Dr Marian Malet (Correspondence Secretary) is former Deputy Director of the Diplomatic Service Language Centre, Foreign & Commonwealth Office. Her research interests include oral history, artists in exile and women in exile. Publications include ‘Ika Olden – “Eine Kameradin von Größe”’ (Exil, 1995); ‘Beyond Dachau: Irmgard Litten in England’ in “Keine Klage über England?” Deutsche Exilerfahrungen in Großbritannien 1933-45 edited by C. Brinson et al., (Munich/London, 1998); ‘Departure and Arrival’ in Changing Countries.The Experience and Achievement of German-speaking Exiles from Hitler in Britain from 1933 to Today, edited by M. Malet and A. Grenville (London, 2002); [co-edited with S. Behr] Arts in Exile in Britain 1933-1945: Politics and Cultural Identity (Yearbook of the Research Centre for German and Austrian Exile Studies, 2004).

Dr Jutta Raab Hansen

Dr Jutta Raab Hansen studied musicology at the Humboldt University, Berlin. After working in various areas, including as a music critic and editor in Berlin and Hamburg, she was a member of the project group ‘Music in Exile’ at Hamburg University. A scholarship from the Friedrich Naumann Foundation assisted her in completing her doctoral dissertation on German and Austrian Refugee Musicians from Nazi Germany in British Exile, 1933-1946, published by Bockel Verlag, Hamburg, in 1996. Since 2003 she has worked in London as a freelance musicologist, writing and lecturing mainly on refugee musicians from Germany and Austria. In 2005/06 she carried out research for ORT London on ‘Music in the Holocaust’. She is a member of the Jewish Musical Institute’s International Centre for Suppressed Music, based at the School of Oriental and African Studies, University of London.

Dr Andrea Reiter

Dr Andrea Reiter is Senior Lecturer and Parkes Fellow at the University of Southampton.
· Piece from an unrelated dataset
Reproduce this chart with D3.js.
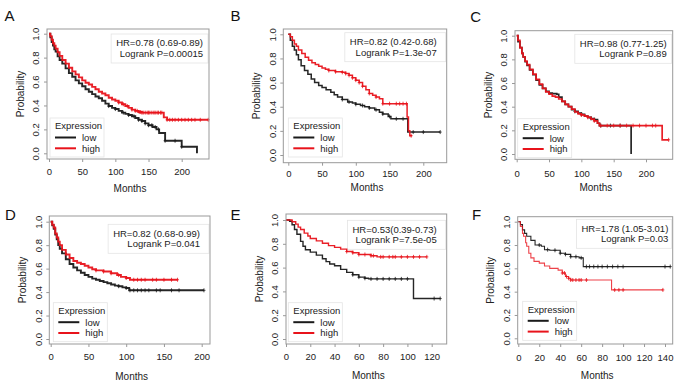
<!DOCTYPE html>
<html lang="en">
<head>
<meta charset="UTF-8" />
<title>KM plots</title>
<style>
  body { margin: 0; background: #fff; }
  text { font-family: "Liberation Sans", Arial, sans-serif; fill: #222; }
</style>
</head>
<body>
<script src="https://d3js.org/d3.v7.min.js"></script>
<svg id="km" width="680" height="387"></svg>
<script>
// survival curves: [months, probability] knots
const aLow = [[0,1],[2,0.97],[4,0.93],[6,0.9],[8,0.87],[10,0.85],[13,0.81],[16,0.78],[20,0.75],[25,0.71],[30,0.67],[35,0.64],[40,0.61],[45,0.585],[50,0.56],[55,0.535],[60,0.515],[65,0.495],[70,0.475],[75,0.46],[80,0.44],[85,0.415],[90,0.395],[95,0.38],[100,0.37],[105,0.355],[110,0.34],[115,0.33],[120,0.32],[125,0.31],[130,0.295],[135,0.28],[140,0.27],[145,0.25],[150,0.235],[156,0.22],[162,0.2],[166,0.17],[175,0.105],[200,0.055],[223,0]];
const aHigh = [[0,1],[2,0.98],[4,0.95],[6,0.92],[8,0.9],[10,0.875],[13,0.845],[16,0.815],[20,0.78],[25,0.75],[30,0.715],[35,0.685],[40,0.66],[45,0.635],[50,0.61],[55,0.59],[60,0.575],[65,0.555],[70,0.535],[75,0.515],[80,0.5],[85,0.485],[90,0.465],[95,0.45],[100,0.44],[105,0.425],[110,0.41],[115,0.395],[120,0.38],[125,0.365],[130,0.355],[135,0.345],[140,0.34],[173,0.3],[178,0.28],[240,0.28]];
const aLowCens = [90,100,112,120,128,135,140,145,150,155,160,165,175,190,200];
const aHighCens = [105,112,118,125,130,133,136,138,140,142,145,148,150,152,155,158,160,163,165,168,170,178,182,186,190,195,200,205,210,215,220,228,240];

const bLow = [[0,1],[3,0.95],[6,0.9],[9,0.87],[12,0.83],[15,0.79],[19,0.74],[24,0.7],[29,0.67],[34,0.63],[39,0.6],[45,0.575],[50,0.56],[56,0.54],[63,0.52],[68,0.5],[73,0.48],[80,0.46],[88,0.44],[95,0.43],[100,0.42],[107,0.41],[113,0.4],[120,0.39],[128,0.375],[135,0.355],[140,0.34],[148,0.32],[152,0.3],[177,0.19],[225,0.19]];
const bHigh = [[0,1],[3,0.98],[6,0.95],[9,0.92],[12,0.9],[15,0.87],[20,0.84],[25,0.81],[30,0.785],[35,0.765],[40,0.75],[45,0.735],[50,0.72],[55,0.71],[60,0.7],[70,0.69],[80,0.685],[85,0.675],[90,0.66],[95,0.64],[100,0.62],[105,0.6],[110,0.57],[115,0.54],[120,0.51],[125,0.495],[130,0.48],[135,0.465],[140,0.425],[176,0.315],[178,0.2],[180,0.16],[183,0.16]];
const bLowCens = [80,90,100,110,120,130,140,150,160,170,185,200,225];
const bHighCens = [60,70,80,85,90,95,100,105,110,120,130,140,150,160,165,170,175,182];

const cLow = [[0,1],[2,0.95],[5,0.9],[8,0.85],[10,0.82],[13,0.78],[16,0.75],[20,0.71],[25,0.67],[30,0.625],[35,0.585],[40,0.555],[45,0.53],[50,0.515],[55,0.51],[62,0.505],[65,0.48],[70,0.445],[75,0.42],[80,0.4],[85,0.375],[90,0.36],[95,0.345],[100,0.335],[105,0.32],[110,0.31],[115,0.3],[120,0.29],[125,0.26],[128,0.24],[177,0]];
const cHigh = [[0,1],[2,0.96],[5,0.9],[8,0.85],[10,0.82],[13,0.785],[16,0.755],[20,0.715],[25,0.675],[30,0.63],[35,0.59],[40,0.555],[45,0.525],[50,0.505],[55,0.49],[60,0.48],[65,0.465],[70,0.445],[75,0.42],[80,0.4],[85,0.38],[90,0.355],[95,0.34],[100,0.33],[105,0.32],[110,0.31],[115,0.295],[120,0.28],[125,0.26],[128,0.24],[225,0.12],[235,0.12]];
const cLowCens = [90,100,115,120,130,145,160];
const cHighCens = [100,110,120,130,140,150,160,170,180,190,200,210,215,235];

const dLow = [[0,1],[2,0.97],[4,0.94],[6,0.89],[8,0.85],[10,0.8],[12,0.77],[15,0.73],[20,0.68],[25,0.64],[30,0.61],[35,0.585],[40,0.565],[45,0.545],[50,0.53],[55,0.515],[60,0.505],[65,0.495],[70,0.485],[75,0.475],[80,0.465],[85,0.455],[90,0.45],[95,0.44],[100,0.435],[104,0.415],[203,0.415]];
const dHigh = [[0,1],[2,0.975],[4,0.95],[6,0.9],[8,0.865],[10,0.83],[12,0.8],[15,0.76],[20,0.72],[25,0.69],[30,0.665],[35,0.65],[40,0.64],[45,0.625],[50,0.61],[55,0.595],[60,0.585],[70,0.575],[80,0.56],[88,0.545],[93,0.53],[100,0.52],[105,0.505],[168,0.505]];
const dLowCens = [90,100,105,110,115,120,125,130,140,145,160,170,203];
const dHighCens = [60,70,80,90,100,110,115,120,125,135,140,150,160,168];

const eLow = [[0,1],[3,0.99],[5,0.96],[7,0.92],[9,0.88],[12,0.82],[14,0.78],[16,0.75],[20,0.73],[25,0.705],[30,0.675],[33,0.65],[36,0.63],[40,0.615],[45,0.585],[50,0.56],[55,0.54],[60,0.52],[65,0.51],[68,0.505],[105,0.34],[127,0.34]];
const eHigh = [[0,1],[5,0.985],[8,0.965],[10,0.94],[12,0.92],[15,0.89],[18,0.865],[20,0.845],[25,0.825],[30,0.805],[35,0.785],[40,0.77],[45,0.755],[50,0.735],[55,0.725],[60,0.71],[70,0.7],[75,0.69],[116,0.69]];
const eLowCens = [55,60,65,70,75,80,85,90,95,100,122,127];
const eHighCens = [50,55,60,65,70,72,78,80,85,88,90,95,100,105,110,116];

const fLow = [[0,1],[2,0.975],[4,0.93],[6,0.9],[8,0.875],[12,0.84],[16,0.8],[22,0.79],[25,0.76],[30,0.755],[40,0.73],[45,0.72],[50,0.7],[58,0.69],[62,0.615],[145,0.615]];
const fHigh = [[0,1],[2,0.96],[4,0.9],[5,0.875],[7,0.82],[8,0.79],[10,0.73],[12,0.69],[15,0.66],[20,0.645],[25,0.62],[30,0.6],[38,0.585],[42,0.56],[45,0.53],[48,0.515],[50,0.5],[89,0.415],[138,0.415]];
const fLowCens = [20,28,35,40,45,50,55,60,65,68,72,76,80,85,90,95,100,140,145];
const fHighCens = [42,44,46,48,50,52,55,58,60,65,92,96,100,138];

const yTicks = [0, 0.2, 0.4, 0.6, 0.8, 1.0];
const hrTexts = ['HR=0.78 (0.69-0.89)', 'HR=0.82 (0.42-0.68)', 'HR=0.98 (0.77-1.25)', 'HR=0.82 (0.68-0.99)', 'HR=0.53(0.39-0.73)', 'HR=1.78 (1.05-3.01)'];
const pTexts = ['Logrank P=0.00015', 'Logrank P=1.3e-07', 'Logrank P=0.89', 'Logrank P=0.041', 'Logrank P=7.5e-05', 'Logrank P=0.03'];

// layout of each panel (pixels)
const panels = [
  { id: 'A', low: aLow, high: aHigh, lowC: aLowCens, highC: aHighCens, xTicks: [0,50,100,150,200],
    box: [47,29,209,159], xr: [49,181.7], yr: [153.3,33.7], letter: [9.5,16], xLab: 13, monthsY: 188,
    hr: [203,43], leg: [55,126], lw: 1.9 },
  { id: 'B', low: bLow, high: bHigh, lowC: bLowCens, highC: bHighCens, xTicks: [0,50,100,150,200],
    box: [283.3,29,446.7,162.7], xr: [288.3,423.3], yr: [155,34.3], letter: [235.5,16], xLab: 10.7, monthsY: 187,
    hr: [436.7,41.7], leg: [293.3,126], lw: 1.5 },
  { id: 'C', low: cLow, high: cHigh, lowC: cLowCens, highC: cHighCens, xTicks: [0,50,100,150,200],
    box: [515,30.7,672.7,159.3], xr: [516.7,646], yr: [154,35.7], letter: [475.7,16.7], xLab: 14.7, monthsY: 187,
    hr: [666.7,43.3], leg: [522.7,126.7], lw: 1.7 },
  { id: 'D', low: dLow, high: dHigh, lowC: dLowCens, highC: dHighCens, xTicks: [0,50,100,150,200],
    box: [49.3,216,210,344], xr: [50.7,201.7], yr: [339,221.7], letter: [10.5,215], xLab: 12.7, monthsY: 376.7,
    hr: [200,233.3], leg: [58.3,310.7], lw: 1.9 },
  { id: 'E', low: eLow, high: eHigh, lowC: eLowCens, highC: eHighCens, xTicks: [0,20,40,60,80,100,120],
    box: [286,214,446.7,344], xr: [286,431.7], yr: [339,220], letter: [235.5,215], xLab: 12.7, monthsY: 375,
    hr: [436.7,229.3], leg: [293.3,310.7], lw: 1.4 },
  { id: 'F', low: fLow, high: fHigh, lowC: fLowCens, highC: fHighCens, xTicks: [0,20,40,60,80,100,120,140],
    box: [517.7,216.7,672.7,344], xr: [518.3,665], yr: [338.3,221.7], letter: [476.7,215], xLab: 14, monthsY: 375,
    hr: [668.3,228.3], leg: [527.7,309.3], lw: 1.1 }
];

const lowColor = '#1a1a1a';
const highColor = '#e8131b';
const svg = d3.select('#km');
const bis = d3.bisector(d => d[0]).right;

panels.forEach((p, i) => {
  const g = svg.append('g');
  const x = d3.scaleLinear().domain([0, p.xTicks[p.xTicks.length - 1]]).range(p.xr);
  const y = d3.scaleLinear().domain([0, 1]).range(p.yr);
  const [bx0, by0, bx1, by1] = p.box;

  g.append('text')
    .attr('x', p.letter[0]).attr('y', p.letter[1]).attr('dy', '0.36em')
    .attr('text-anchor', 'middle').style('font-size', '15px').style('fill', '#111')
    .text(p.id);

  // x axis
  const xa = g.append('g').attr('transform', `translate(0,${by1})`)
    .call(d3.axisBottom(x).tickValues(p.xTicks).tickSize(3).tickSizeOuter(0).tickPadding(p.xLab - 6.4));
  xa.select('.domain').remove();
  xa.selectAll('line').attr('stroke', '#999');
  xa.selectAll('text').style('font-size', '9.5px').style('font-family', '"Liberation Sans", Arial, sans-serif').attr('fill', '#333');

  // y axis, labels turned like in R
  const ya = g.append('g').attr('transform', `translate(${bx0},0)`)
    .call(d3.axisLeft(y).tickValues(yTicks).tickFormat(d3.format('.1f')).tickSize(3).tickSizeOuter(0));
  ya.select('.domain').remove();
  ya.selectAll('line').attr('stroke', '#999');
  ya.selectAll('text')
    .attr('x', null).attr('y', 0).attr('dy', '0.35em')
    .attr('text-anchor', 'middle').attr('transform', 'translate(-11,0) rotate(-90)')
    .style('font-size', '9.5px').style('font-family', '"Liberation Sans", Arial, sans-serif').attr('fill', '#333');

  g.append('text')
    .attr('transform', `translate(${bx0 - 27},${(by0 + by1) / 2}) rotate(-90)`)
    .attr('dy', '0.35em').attr('text-anchor', 'middle').style('font-size', '10px')
    .text('Probability');
  g.append('text')
    .attr('x', (bx0 + bx1) / 2 + 2).attr('y', p.monthsY).attr('dy', '0.35em')
    .attr('text-anchor', 'middle').style('font-size', '10px')
    .text('Months');

  // curves
  const line = d3.line().x(d => x(d[0])).y(d => y(d[1])).curve(d3.curveStepAfter);
  const series = [
    { data: p.low, cens: p.lowC, color: lowColor },
    { data: p.high, cens: p.highC, color: highColor }
  ];
  series.forEach(s => {
    g.append('path').datum(s.data)
      .attr('d', line).attr('fill', 'none')
      .attr('stroke', s.color).attr('stroke-width', p.lw)
      .attr('stroke-opacity', p.id === 'F' && s.color === highColor ? 0.8 : 0.95);
    g.selectAll(null).data(s.cens).enter().append('path')
      .attr('d', t => {
        const k = Math.max(0, bis(s.data, t) - 1);
        const cx = x(t), cy = y(s.data[k][1]);
        return `M${cx},${cy - 2}V${cy + 2}M${cx - 1.5},${cy}H${cx + 1.5}`;
      })
      .attr('stroke', s.color).attr('stroke-width', 0.8).attr('fill', 'none');
  });

  // HR / logrank box
  const hrG = g.append('g');
  const bg = hrG.append('rect');
  const t1 = hrG.append('text').attr('x', p.hr[0]).attr('y', p.hr[1]).attr('dy', '0.35em')
    .attr('text-anchor', 'end').style('font-size', '9.5px').text(hrTexts[i]);
  hrG.append('text').attr('x', p.hr[0]).attr('y', p.hr[1] + 10.5).attr('dy', '0.35em')
    .attr('text-anchor', 'end').style('font-size', '9.5px').text(pTexts[i]);
  const w = t1.node().getComputedTextLength();
  bg.attr('x', p.hr[0] - w - 5).attr('y', p.hr[1] - 9)
    .attr('width', bx1 - 1 - (p.hr[0] - w - 5)).attr('height', 29)
    .attr('fill', '#fff').attr('stroke', '#e4e4e4').attr('stroke-width', 0.8);
  hrG.lower();
  g.select('path').raise;

  // legend
  const [lx, ly] = p.leg;
  const lg = g.append('g');
  lg.append('rect').attr('x', lx - 5).attr('y', ly - 8).attr('width', 54).attr('height', 39)
    .attr('fill', '#fff').attr('stroke', '#e4e4e4').attr('stroke-width', 0.8);
  lg.append('text').attr('x', lx).attr('y', ly).attr('dy', '0.35em').style('font-size', '9.5px').text('Expression');
  [['low', lowColor], ['high', highColor]].forEach(([name, col], j) => {
    const yy = ly + 11.5 + j * 10.8;
    lg.append('line').attr('x1', lx).attr('x2', lx + 21).attr('y1', yy).attr('y2', yy)
      .attr('stroke', col).attr('stroke-width', 2);
    lg.append('text').attr('x', lx + 27).attr('y', yy).attr('dy', '0.35em').style('font-size', '9.5px').text(name);
  });

  // frame on top
  g.append('rect').attr('x', bx0).attr('y', by0).attr('width', bx1 - bx0).attr('height', by1 - by0)
    .attr('fill', 'none').attr('stroke', '#999').attr('stroke-width', 1);
});
</script>
</body>
</html>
Her research interests include Holocaust and exile studies; twentieth-century Austrian literature; German-Jewish literature; and the relation between literature and music. Publications include 'Auf dass sie entsteigen der Dunkelheit’. Die literarische Bewältigung von KZ-Erfahrung (Vienna, 1995); [English translation] Narrating the Holocaust (London, 2000); [edited] Children of the Holocaust (London, 2005); and essays on Austrian authors such as Thomas Bernhard, Ilse Aichinger and Ruth Beckermann.

Dr Jennifer Taylor

Dr Jennifer Taylor (Minutes Secretary) is an independent researcher who has published extensively on the exile press in Great Britain, including ‘“Something to make people laugh?”: Political Content in the Isle of Man Internment Camp Journals, July-October 1940’ in ‘Totally Un-English?': Britain’s Internment of 'Enemy Aliens' in Two World Wars (Yearbook of the Research Centre for German and Austrian Exile Studies, 2005); ‘Zeitspiegel, Young Austria, Austrian News. Die Pressearbeit des Austrian Centre’ in Wien – London, Hin und Retour: Das Austrian Centre in London 1939 bis 1947 edited by M. Bearman et al. (Vienna, 2004). Recent publications on radio propaganda include ‘Grete Fischer: “Outside Writer” for the BBC’ in Stimme der Wahrheit? (Yearbook of the Research Centre for German and Austrian Exile Studies, 2003); ‘The Propagandists’ Propagandist: Bruno Adler’s “Kurt und Willi” Dialogues as Expression of British Propaganda Objectives’ in Immortal Austria (Yearbook of the Research Centre for German and Austrian Exile Studies, 2006). Other research interests include radio propaganda and German-speaking Czechs exiled in Great Britain.

Professor Ian Wallace

Professor Ian Wallace is Emeritus Professor of German at the University of Bath. His current research focuses on the work of German writers exiled in France and the United States after January 1933. He is President of the International Feuchtwanger Society and organiser of the Society’s forthcoming conference on ‘Feuchtwanger and Film’ (Los Angeles, September 2007). He is General Editor of German Monitor and a founder member of the executive committee of the Association Exil en Paradis (Sanary-sur-Mer). Recent publications include essays on Fritz Lang, Lion Feuchtwanger and Stefan Heym.